The display is impressive. I was honestly floored when I saw the 640×480 display booting up on the screen. My old HTC Apache literally has 1/4 of the screen space this does. Display is very good, crisp, I couldn’t ask for more. The only foreseeable problem is that in some places, like the web browser, the text may be hard to see for those who have bad eyes. Also, the screen is perhaps a bit too small for chubby fingers to operate, but I seem to manage using the touch screen alright. Come to think of it, alignment hasn’t been something I’ve had to worry about yet, so thats a plus too.
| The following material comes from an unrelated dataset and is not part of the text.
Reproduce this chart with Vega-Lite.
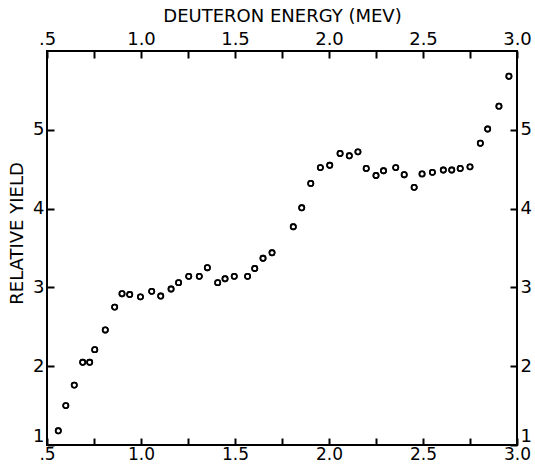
{
  "$schema": "https://vega.github.io/schema/vega-lite/v6.json",
  "width": 470,
  "height": 394,
  "autosize": {"type": "none"},
  "padding": {"left": 47, "top": 51, "right": 18, "bottom": 19},
  "background": "white",
  "config": {
    "font": "DejaVu Sans",
    "view": {"stroke": "black", "strokeWidth": 2, "fill": null},
    "axis": {
      "grid": false,
      "domain": false,
      "ticks": true,
      "zindex": 1,
      "labelColor": "black",
      "labelFontSize": 18,
      "labelFont": "DejaVu Sans",
      "titleColor": "black",
      "titleFont": "DejaVu Sans",
      "titleFontSize": 18,
      "titleFontWeight": "normal"
    }
  },
  "data": {
    "values": [
      {"energy": 0.56, "yield": 1.18},
      {"energy": 0.60, "yield": 1.50},
      {"energy": 0.645, "yield": 1.76},
      {"energy": 0.69, "yield": 2.05},
      {"energy": 0.727, "yield": 2.05},
      {"energy": 0.754, "yield": 2.21},
      {"energy": 0.81, "yield": 2.46},
      {"energy": 0.86, "yield": 2.75},
      {"energy": 0.899, "yield": 2.92},
      {"energy": 0.94, "yield": 2.91},
      {"energy": 0.997, "yield": 2.88},
      {"energy": 1.057, "yield": 2.95},
      {"energy": 1.105, "yield": 2.89},
      {"energy": 1.16, "yield": 2.98},
      {"energy": 1.20, "yield": 3.06},
      {"energy": 1.254, "yield": 3.14},
      {"energy": 1.31, "yield": 3.14},
      {"energy": 1.353, "yield": 3.25},
      {"energy": 1.408, "yield": 3.06},
      {"energy": 1.447, "yield": 3.11},
      {"energy": 1.496, "yield": 3.14},
      {"energy": 1.567, "yield": 3.14},
      {"energy": 1.605, "yield": 3.24},
      {"energy": 1.649, "yield": 3.37},
      {"energy": 1.697, "yield": 3.44},
      {"energy": 1.81, "yield": 3.77},
      {"energy": 1.855, "yield": 4.01},
      {"energy": 1.903, "yield": 4.32},
      {"energy": 1.954, "yield": 4.52},
      {"energy": 2.004, "yield": 4.55},
      {"energy": 2.059, "yield": 4.70},
      {"energy": 2.108, "yield": 4.67},
      {"energy": 2.154, "yield": 4.72},
      {"energy": 2.198, "yield": 4.51},
      {"energy": 2.25, "yield": 4.42},
      {"energy": 2.29, "yield": 4.48},
      {"energy": 2.355, "yield": 4.52},
      {"energy": 2.40, "yield": 4.43},
      {"energy": 2.453, "yield": 4.27},
      {"energy": 2.495, "yield": 4.44},
      {"energy": 2.55, "yield": 4.46},
      {"energy": 2.608, "yield": 4.49},
      {"energy": 2.653, "yield": 4.49},
      {"energy": 2.698, "yield": 4.51},
      {"energy": 2.75, "yield": 4.53},
      {"energy": 2.805, "yield": 4.83},
      {"energy": 2.844, "yield": 5.01},
      {"energy": 2.904, "yield": 5.30},
      {"energy": 2.957, "yield": 5.68}
    ]
  },
  "layer": [
    {
      "mark": {"type": "point", "shape": "circle", "filled": false, "color": "black", "size": 28, "strokeWidth": 1.6, "opacity": 1},
      "encoding": {
        "x": {
          "field": "energy", "type": "quantitative",
          "scale": {"domain": [0.5, 3.0], "nice": false, "zero": false},
          "axis": {
            "orient": "bottom", "title": null,
            "offset": -7, "ticks": true, "tickSize": 7, "tickWidth": 2, "tickColor": "black", "tickOpacity": 1,
            "values": [0.5, 0.75, 1.0, 1.25, 1.5, 1.75, 2.0, 2.25, 2.5, 2.75, 3.0],
            "labelExpr": "(datum.value * 2) % 1 == 0 ? (datum.value == 0.5 ? '.5' : format(datum.value, '.1f')) : ''",
            "labelFontSize": 17,
            "labelPadding": 1,
            "labelFlush": false,
            "labelOverlap": false
          }
        },
        "y": {
          "field": "yield", "type": "quantitative",
          "scale": {"domain": [1, 6], "nice": false, "zero": false},
          "axis": {
            "orient": "left", "title": "RELATIVE YIELD",
            "offset": -7, "ticks": true, "tickSize": 7, "tickWidth": 2, "tickColor": "black", "tickOpacity": 1,
            "labelPadding": 3,
            "values": [1, 2, 3, 4, 5],
            "format": "d",
            "titlePadding": 6,
            "titleY": 182,
            "labelOffset": {"condition": {"test": "datum.value == 1", "value": -9}, "value": 0},
            "labelFlush": false,
            "labelOverlap": false
          }
        }
      }
    },
    {
      "mark": {"type": "point", "shape": "circle", "filled": false, "color": "black", "size": 28, "strokeWidth": 1.6, "opacity": 1},
      "encoding": {
        "x": {
          "field": "energy", "type": "quantitative",
          "scale": {"domain": [0.5, 3.0], "nice": false, "zero": false},
          "axis": {
            "orient": "top", "title": "DEUTERON ENERGY (MEV)",
            "offset": -7, "ticks": true, "tickSize": 7, "tickWidth": 2, "tickColor": "black", "tickOpacity": 1,
            "labelPadding": 3,
            "titlePadding": 5,
            "values": [0.5, 0.75, 1.0, 1.25, 1.5, 1.75, 2.0, 2.25, 2.5, 2.75, 3.0],
            "labelExpr": "(datum.value * 2) % 1 == 0 ? (datum.value == 0.5 ? '.5' : format(datum.value, '.1f')) : ''",
            "labelFlush": false,
            "labelOverlap": false
          }
        },
        "y": {
          "field": "yield", "type": "quantitative",
          "scale": {"domain": [1, 6], "nice": false, "zero": false},
          "axis": {
            "orient": "right", "title": null,
            "offset": -7, "ticks": true, "tickSize": 7, "tickWidth": 2, "tickColor": "black", "tickOpacity": 1,
            "labelPadding": 3,
            "values": [1, 2, 3, 4, 5],
            "format": "d",
            "labelOffset": {"condition": {"test": "datum.value == 1", "value": -9}, "value": 0},
            "labelFlush": false,
            "labelOverlap": false
          }
        }
      }
    }
  ],
  "resolve": {"axis": {"x": "independent", "y": "independent"}}
}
What about the size of the phone? I’ve been toting HTC bricks around for years now, and am very used to it. The Freerunner is the same size, maybe a bit smaller than my HTC Apache. Coming from a slim flip phone may take some adjusting. Other than that, the phone feels pretty solid, and has a nice seemlessness to the design. There are smooth rounded edges made from hard, smooth plastic. The front, back and sides are made of plastic, but it has a rather pleasant tactile feel to it.
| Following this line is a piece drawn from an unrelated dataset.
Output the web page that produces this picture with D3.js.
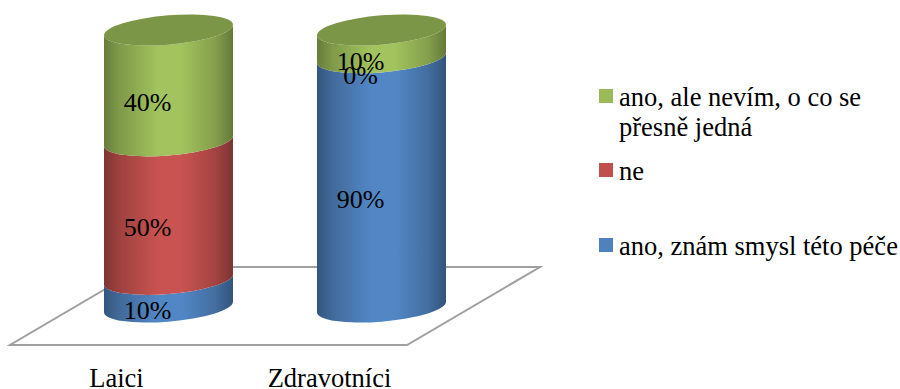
<!DOCTYPE html>
<html lang="cs">
<head>
<meta charset="utf-8">
<script src="https://cdn.jsdelivr.net/npm/d3@7"></script>
<style>
html, body { margin: 0; background: #fff; }
svg { display: block; }
text { font-family: "Liberation Serif", serif; fill: #000; }
</style>
</head>
<body>
<svg id="chart" width="900" height="389"></svg>
<script>
// Share of answers per group, stacked from the bottom up.
const categories = ["Laici", "Zdravotníci"];
const knowsMeaning = [10, 90];
const answeredNo = [50, 0];
const unsureWhat = [40, 10];
const seriesColors = ["#4f81bd", "#c0504d", "#9bbb59"];
const legendLines = [["ano, znám smysl této péče"], ["ne"], ["ano, ale nevím, o co se", "přesně jedná"]];

const svg = d3.select("#chart");

const y = d3.scaleLinear().domain([0, 100]).range([307, 30]);
const x = d3.scaleBand().domain(categories).range([62, 488]);
const radiusX = 64.5, radiusY = 14.7;
const tilt = -0.08;

const layers = d3.stack().keys([0, 1, 2]).value((row, k) => row[k])(
  categories.map((_, i) => [knowsMeaning[i], answeredNo[i], unsureWhat[i]])
);

// Lateral shading of a cylinder: dark edges, light centre.
const defs = svg.append("defs");
seriesColors.forEach((c, i) => {
  const base = d3.rgb(c);
  const g = defs.append("linearGradient").attr("id", "side" + i);
  const stops = [[0, base.darker(1.15)], [0.12, base.darker(0.55)], [0.42, base.brighter(0.12)],
                 [0.6, base.brighter(0.12)], [0.86, base.darker(0.45)], [1, base.darker(1.2)]];
  stops.forEach(s => g.append("stop").attr("offset", s[0]).attr("stop-color", s[1].formatHex()));
});

// Floor of the 3D plot
const floorPoints = [[10, 345], [407, 345], [540, 267], [143, 267]];
svg.append("path")
  .attr("d", d3.line()(floorPoints) + "Z")
  .attr("fill", "#fff")
  .attr("stroke", "#a0a0a0")
  .attr("stroke-width", 2);

// One cylinder section: body with a rounded bottom, and the next section's curve on top.
function sectionPath(y0, y1) {
  const a = radiusX, b = radiusY;
  return `M${-a},${y1}L${-a},${y0}A${a},${b} 0 0 0 ${a},${y0}L${a},${y1}A${a},${b} 0 0 1 ${-a},${y1}Z`;
}

categories.forEach((cat, ci) => {
  const cx = x(cat) + x.bandwidth() / 2;
  const drawn = layers.map((layer, si) => ({ si, v0: layer[ci][0], v1: layer[ci][1] }))
    .filter(d => d.v1 > d.v0);
  const skewed = svg.append("g")
    .attr("transform", `translate(${cx},0) matrix(1,${tilt},0,1,0,0)`);
  skewed.selectAll("path.section").data(drawn).join("path")
    .attr("class", "section")
    .attr("d", d => sectionPath(y(d.v0), y(d.v1)))
    .attr("fill", d => `url(#side${d.si})`);
  const top = drawn[drawn.length - 1];
  skewed.append("ellipse")
    .attr("cx", 0).attr("cy", y(100)).attr("rx", radiusX).attr("ry", radiusY)
    .attr("fill", d3.rgb(seriesColors[top.si]).darker(0.62).formatHex());
});

// Percentage labels sit on the front of each section, left of the axis.
const fontSize = 26.5;
const labelFontSize = 26;
categories.forEach((cat, ci) => {
  const cx = x(cat) + x.bandwidth() / 2;
  layers.forEach(layer => {
    const [v0, v1] = layer[ci];
    svg.append("text")
      .attr("x", cx - 21)
      .attr("y", y((v0 + v1) / 2) + 26)
      .attr("text-anchor", "middle")
      .attr("font-size", labelFontSize)
      .text(Math.round(v1 - v0) + "%");
  });
});

// Category axis below the floor
svg.selectAll("text.cat").data(categories).join("text")
  .attr("class", "cat")
  .attr("x", d => x(d) + x.bandwidth() / 2 - 52)
  .attr("y", 387)
  .attr("text-anchor", "middle")
  .attr("font-size", fontSize)
  .text(d => d);

// Legend, listed from the top series down
const legendRows = [
  { si: 2, y: 106 },
  { si: 1, y: 180 },
  { si: 0, y: 255 }
];
legendRows.forEach(row => {
  svg.append("rect")
    .attr("x", 599).attr("y", row.y - 17)
    .attr("width", 14).attr("height", 14)
    .attr("fill", seriesColors[row.si]);
  const t = svg.append("text").attr("font-size", fontSize);
  legendLines[row.si].forEach((line, i) => {
    t.append("tspan").attr("x", 619).attr("y", row.y + i * 30).text(line);
  });
});
</script>
</body>
</html>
There are some things I don’t appreciate much. First and foremost, there’s no internal stylus holder! My other phones had small styli that could slide in and out of the phone when you need them. Although I consider styluses a necessary evil when it comes to touch screens, I feel that with the super high resolution of the Freerunner, an internal stylus would be convenient. I can see myself fiddling with trying to hit a 20×20 box with my clumsy fingertips. Secondly, the miniUSB chip lives behind the battery case and under the SIM card! I don’t know why this was chosen this way, but its installing the miniSD card felt like I was taking the guts out of the phone. You have to take advantage of a fingernail groove, pop the battery out, unlock the SIM card latch, fold the SIM card up, unlock dual clips for the SD card holder, and then slide the card in, and reassemble the phone. I mean, I don’t replace SD cards often, but its still a big pain. Other than those two complaints, I really don’t have anything about the corporal shape of the phone.
Thats all the commenting I feel justified in making so far. The software is not in consumer-ready shape yet, but its basically usable with the “2007.2” image. What is that? Who the hell knows. :P. I had no problem making a test call and test SMS though, so I was very happy about that. Ill comment on the software later, once I’m able to make sense about what’s going on. All in all, I’m elated to be pushing Linux and open source software into new markets!